Du fond de sa cellule, un condamné à mort confie, en un récit âpre et puissant, les coins d’ombre de sa douloureuse existence. A ses mots, se mêlent ceux de l’écrivain narrateur, confondus dans une même révolte, une même « guérilla linguistique ».
De Tafraout à Rabat, en passant par Agadir et Paris, Mohammed Khaïr-Eddine a, durant toute sa vie d’exil et d’errance, fustigé le père, le Roi, les religieux et tout ce qui pouvait représenter à ses yeux l’autorité et l’ordre. Son mal être d’enfance et son mal vivre d’homme en ont fait un mal aimé dont la complainte a ressurgi dans ses livres aux fulgurances incandescentes, avec une rage à fleur de lignes. « Enfant terrible », « écorché vif », les mêmes mots reviennent pour dire la personnalité de ce trublion iconoclaste qui a marqué de ses « encres vives » les lettres marocaines.

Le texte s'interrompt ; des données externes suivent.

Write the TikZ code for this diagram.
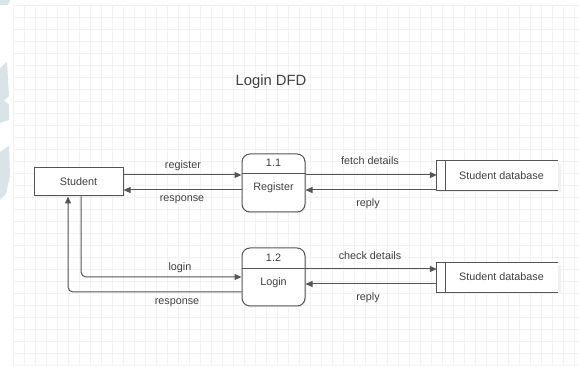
\documentclass[tikz,border=0pt]{standalone}
\usepackage{fontspec}
\setmainfont{Liberation Sans}
\usetikzlibrary{arrows.meta,shadows,calc}
\definecolor{ink}{HTML}{555555}
\definecolor{txt}{HTML}{404040}
\definecolor{gridc}{HTML}{F1F1F1}
\definecolor{wm}{HTML}{D9E4E7}
\tikzset{
  entity/.style={draw=ink,line width=1pt,fill=white,minimum width=89pt,minimum height=28pt,inner sep=0pt,
    drop shadow={shadow xshift=1.5pt,shadow yshift=-1.5pt,fill=black!12}},
  proc/.style={draw=ink,line width=1pt,fill=white,rounded corners=8pt,minimum width=63pt,minimum height=58pt,inner sep=0pt,
    drop shadow={shadow xshift=1.5pt,shadow yshift=-1.5pt,fill=black!12}},
  store/.style={minimum width=121pt,minimum height=29pt,inner sep=0pt},
  flow/.style={draw=ink,line width=1pt,-{Triangle[length=7pt,width=6pt]}},
  lbl/.style={text=txt,font=\fontsize{10.8}{12}\selectfont,inner sep=0pt},
}
\begin{document}
\begin{tikzpicture}[x=1pt,y=-1pt]
\useasboundingbox (0,0) rectangle (579,366);
\fill[white] (0,0) rectangle (579,366);
% watermark fragments
\fill[wm] (0,0) -- (10,0) -- (8,5) -- (0,5) -- cycle;
\fill[wm] (0,68) -- (7,62) -- (9,96) -- (4,101) -- (9,104) -- (9,120) -- (0,123) -- cycle;
\fill[wm] (0,152) -- (9,146) -- (10,176) -- (6,194) -- (0,200) -- cycle;
% grid
\foreach \i in {0,...,51} { \draw[gridc,line width=0.6pt] ({13.3+11*\i},5) -- ({13.3+11*\i},366); }
\foreach \j in {0,...,30} { \draw[gridc,line width=0.6pt] (13,{5+12*\j}) -- (579,{5+12*\j}); }
% title
\node[text=txt,font=\fontsize{14.8}{16}\selectfont,inner sep=0pt] (title) at (271,82) {Login DFD};
% entity
\node[entity] (stu) at (78.5,182) {};
\node[lbl] (stutxt) at (78.5,182) {Student};
% processes
\node[proc] (reg) at (273.5,183) {};
\draw[ink,line width=1pt] (reg.west |- 0,174) -- (reg.east |- 0,174);
\node[lbl] (regnum) at (273.5,163) {1.1};
\node[lbl] (regtxt) at (273.5,188) {Register};
\node[proc] (log) at (273.5,277) {};
\draw[ink,line width=1pt] (log.west |- 0,269) -- (log.east |- 0,269);
\node[lbl] (lognum) at (273.5,258) {1.2};
\node[lbl] (logtxt) at (273.5,283) {Login};
% data stores
\node[store] (db1) at (497.5,175.5) {};
\fill[black!6] (439,163) rectangle (561,192);
\fill[white] (db1.north west) rectangle (db1.south east);
\draw[ink,line width=1pt] (db1.north east) -- (db1.north west) -- (db1.south west) -- (db1.south east);
\draw[ink,line width=1pt] (445,0 |- db1.north) -- (445,0 |- db1.south);
\node[lbl] (db1txt) at (501.5,176) {Student database};
\node[store] (db2) at (497.5,277.5) {};
\fill[black!6] (439,265) rectangle (561,294);
\fill[white] (db2.north west) rectangle (db2.south east);
\draw[ink,line width=1pt] (db2.north east) -- (db2.north west) -- (db2.south west) -- (db2.south east);
\draw[ink,line width=1pt] (445,0 |- db2.north) -- (445,0 |- db2.south);
\node[lbl] (db2txt) at (501.5,277) {Student database};
% flows: student <-> register
\draw[flow] (stu.east |- 0,175) -- (reg.west |- 0,175);
\node[lbl] (l1) at (183,166) {register};
\draw[flow] (reg.west |- 0,190) -- (stu.east |- 0,190);
\node[lbl] (l2) at (182,200) {response};
% register <-> db1
\draw[flow] (reg.east |- 0,175) -- (db1.west |- 0,175);
\node[lbl] (l3) at (370,161) {fetch details};
\draw[flow] (db1.west |- 0,190) -- (reg.east |- 0,190);
\node[lbl] (l4) at (368,204) {reply};
% student <-> login
\draw[flow,rounded corners=5pt] (stu.south -| 81,0) |- (log.west |- 0,277);
\node[lbl] (l5) at (180,268) {login};
\draw[flow,rounded corners=5pt] (log.west |- 0,292) -| (stu.south -| 68,0);
\node[lbl] (l6) at (177,303) {response};
% login <-> db2
\draw[flow] (log.east |- 0,269) -- (db2.west |- 0,269);
\node[lbl] (l7) at (370,256) {check details};
\draw[flow] (db2.west |- 0,284) -- (log.east |- 0,284);
\node[lbl] (l8) at (368,298) {reply};
\end{tikzpicture}
\end{document}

Dans le dépouillement de l’espace, Cédric Gourmelon fait entendre la voix et les mots dressés de l’écrivain rebelle. Le propos est là, cru et nu, comme la poésie qui le porte.
Le Déterreur est un « séisme ». Un roman de l’urgence et de l’alarme dont la beauté vénéneuse semble renaître du sordide. L’oeuvre d’un insurgé provocateur, autant dire un complice de Jean Genet et de son Condamné à mort, ce demi-frère, cet « assassin si beau qu’il fait pâlir le jour ».